The third is volume for its own sake, measuring success by how much you publish rather than what it achieves, which is the content equivalent of the lean-stack discipline in our sales stack guide: more is not better if it is not working. The fourth is neglecting fact-checking, trusting confident AI output on things it can get wrong. And the fifth is letting brand voice drift as different drafts pull in different directions with no one guarding consistency. Each is avoided by the same workflow discipline, a real brief, a real review, clear ownership, and judging content by results rather than quantity.
Frequently asked questions
How should a small team use AI for content?
Use a workflow with clear stages, and apply AI where it helps while keeping humans where judgement matters. The reliable pattern is human-defined brief, AI-assisted draft, human edit and approval. Let AI handle idea generation, research, first drafts, and repurposing; keep strategy, the final brief, fact-checking, and final approval human. The brief and review are where quality is set and protected, so never skip them, no matter how good the draft looks.

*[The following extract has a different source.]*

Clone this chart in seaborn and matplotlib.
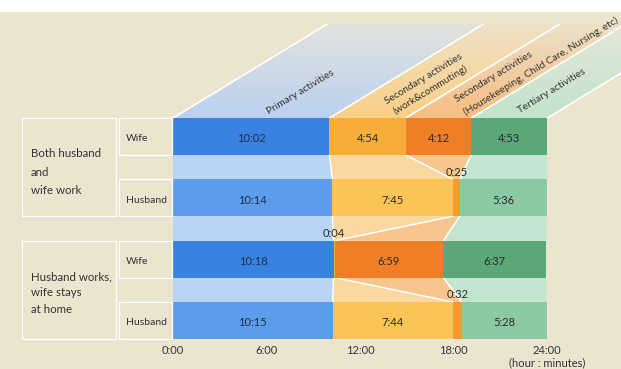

How do I keep AI content quality high?
Make human review non-negotiable for anything published. A person must fact-check, since AI can state things confidently and wrongly; check voice and quality so it sounds like your brand and is worth reading; and judge appropriateness and context. Set quality through a clear brief up front and protect it through review at the end. Automate the production between those points, but never automate the final judgement that decides whether something should go out.
Who should own an AI content workflow on a small team?
Assign two explicit roles even if one person fills both: an owner of strategy and the brief, who sets direction AI should not decide, and an owner of editing and review, who guards quality before publication. The failure mode is content flowing straight from AI draft to live with nobody accountable. Define who signs off before anything publishes, and keep the process light enough that the team actually follows it in practice rather than quietly working around it whenever deadlines start to press and corners begin to look tempting to cut under real time pressure.